The book is of course very good but I have a gripe with LP that they concentrate too much effort on bars and discos (if the word still exists) at the expense of "culture". It's too full of (to me, unnecessary) details on where to get drunk at night. Matsuri - festivals - are what make Japan special. Without them, most of the country is fantastically ordinary; a matsuri in town can turn the very ordinary fanstastic. Some matsuri are included; most aren't, no doubt for reasons of space as there are so many. Maybe also because details and exact dates can be hard to pin down and can require a lot effort for non-Japanese readers. Inclusion of details on matsuri in the book is haphazard. Wakayama doesn't rate mention of any. Kanazawa has a tiny festival in April which gets full publicity. Fukui's enormous parade (Echizen Jidai Gyoretsu), which takes place around the same time not far away, again doesn't rate a mention. Hachinohe has two fantastic annual festivals but the town, which appeared in previous versions of the book, has been eliminated altogether from the current edition. So the festivals obviously don't get a mention. The major Inazawa Naked Man Festival (Hadaka Matsuri) I don't think rates even a mention either. Too many pities. It would be churlish to give the book less than 4 stars (there's so much good information) but I think booze sadly wins over culture. Maybe time to think of separate editions for different demographics?!

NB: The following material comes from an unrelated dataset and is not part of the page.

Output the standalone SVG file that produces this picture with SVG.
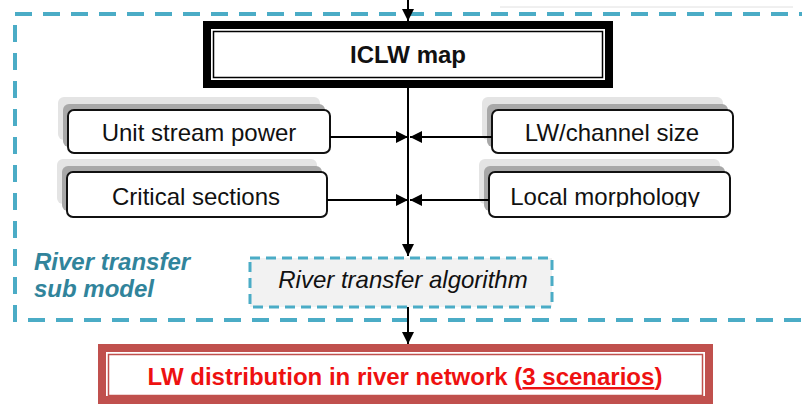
<svg xmlns="http://www.w3.org/2000/svg" width="802" height="405" viewBox="0 0 802 405">
<style>
.lbl{font-family:"Liberation Sans",Arial,sans-serif;font-size:24px;fill:#111;text-anchor:middle}
.box{fill:#fff;stroke:#111;stroke-width:2}
.sh1{fill:#e4e4e4}
.sh2{fill:#a8a8a8}
.con{stroke:#000;stroke-width:2;fill:none}
</style>
<defs>
<marker id="ah" viewBox="0 0 10 10" refX="10" refY="5" markerWidth="6.5" markerHeight="6" markerUnits="strokeWidth" orient="auto">
<path d="M0,0 L10,5 L0,10 z" fill="#000"/>
</marker>
<clipPath id="clipLM"><rect x="480" y="160" width="260" height="47"/></clipPath>
</defs>
<rect width="802" height="405" fill="#fff"/>
<line x1="500" y1="7" x2="793" y2="7" stroke="#e0e0e0" stroke-width="1"/>

<g id="submodel">
<rect x="15" y="14" width="800" height="306" fill="none" stroke="#4bacc6" stroke-width="4" stroke-dasharray="17 11"/>
<text x="34" y="270" font-family="Liberation Sans,Arial,sans-serif" font-size="24" font-weight="bold" font-style="italic" fill="#31849b">River transfer</text>
<text x="34" y="297" font-family="Liberation Sans,Arial,sans-serif" font-size="24" font-weight="bold" font-style="italic" fill="#31849b">sub model</text>
</g>

<g id="iclw">
<rect x="207" y="25" width="402" height="59" fill="#fff" stroke="#000" stroke-width="8"/>
<rect x="213.5" y="31.5" width="389" height="46" fill="#fff" stroke="#000" stroke-width="1.5"/>
<text class="lbl" x="408" y="63" font-weight="bold">ICLW map</text>
</g>

<g id="usp">
<rect class="sh1" x="58" y="97" width="262" height="43" rx="6"/>
<rect class="sh2" x="63" y="104" width="262" height="43" rx="6"/>
<rect class="box" x="68" y="110" width="262" height="43" rx="6"/>
<text class="lbl" x="199" y="141">Unit stream power</text>
</g>

<g id="crit">
<rect class="sh1" x="57" y="159" width="260" height="45" rx="6"/>
<rect class="sh2" x="62" y="166" width="260" height="45" rx="6"/>
<rect class="box" x="67" y="172" width="260" height="45" rx="6"/>
<text class="lbl" x="196" y="205">Critical sections</text>
</g>

<g id="lwch">
<rect class="sh1" x="482" y="97" width="241" height="43" rx="6"/>
<rect class="sh2" x="487" y="104" width="241" height="43" rx="6"/>
<rect class="box" x="492" y="110" width="241" height="43" rx="6"/>
<text class="lbl" x="612" y="141">LW/channel size</text>
</g>

<g id="locm">
<rect class="sh1" x="479" y="159" width="241" height="45" rx="6"/>
<rect class="sh2" x="484" y="166" width="241" height="45" rx="6"/>
<rect class="box" x="489" y="172" width="241" height="45" rx="6"/>
<text class="lbl" x="605" y="205" clip-path="url(#clipLM)">Local morphology</text>
</g>

<g id="algo">
<rect x="250" y="258" width="302" height="49" fill="#f2f2f2" stroke="#4bacc6" stroke-width="3" stroke-dasharray="10 6"/>
<text class="lbl" x="403" y="288" font-style="italic">River transfer algorithm</text>
</g>

<g id="lwdist">
<rect x="102" y="348" width="607" height="52" fill="#fff" stroke="#c0504d" stroke-width="8"/>
<rect x="108.5" y="354.5" width="594" height="41" fill="#fff" stroke="#c0504d" stroke-width="1.5"/>
<text class="lbl" x="405" y="385" font-weight="bold" style="fill:#ee1111">LW distribution in river network (<tspan text-decoration="underline">3 scenarios</tspan>)</text>
</g>

<g id="connectors">
<line class="con" x1="408" y1="0" x2="408" y2="21" marker-end="url(#ah)"/>
<line class="con" x1="408" y1="88" x2="408" y2="256" marker-end="url(#ah)"/>
<line class="con" x1="330" y1="137" x2="408" y2="137" marker-end="url(#ah)"/>
<line class="con" x1="492" y1="137" x2="410" y2="137" marker-end="url(#ah)"/>
<line class="con" x1="327" y1="200" x2="408" y2="200" marker-end="url(#ah)"/>
<line class="con" x1="489" y1="200" x2="410" y2="200" marker-end="url(#ah)"/>
<line class="con" x1="408" y1="307" x2="408" y2="344" marker-end="url(#ah)"/>
</g>
</svg>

Written by teenagers, for teenagers
Having used this book in Japan as our main guidebook, we find it increasingly irritating. It has an obsession with listing all the gaijin hangouts, as if finding a pint of Guinness was the authors' main objective, but omits numerous interesting places to see.
The book is also very Tokyo-centric and - as other reviewers have noted - often takes a condescending tone when describing other places. The quality of the writing is generally quite poor. Where the authors attempt a "serious travel writing" style, they generally come unstuck pretty quickly.
Overall, the book is written in that 'we're not tourists, we're "travelers" ' style from the previous millennium and cannot be recommended to anyone over the age of 20.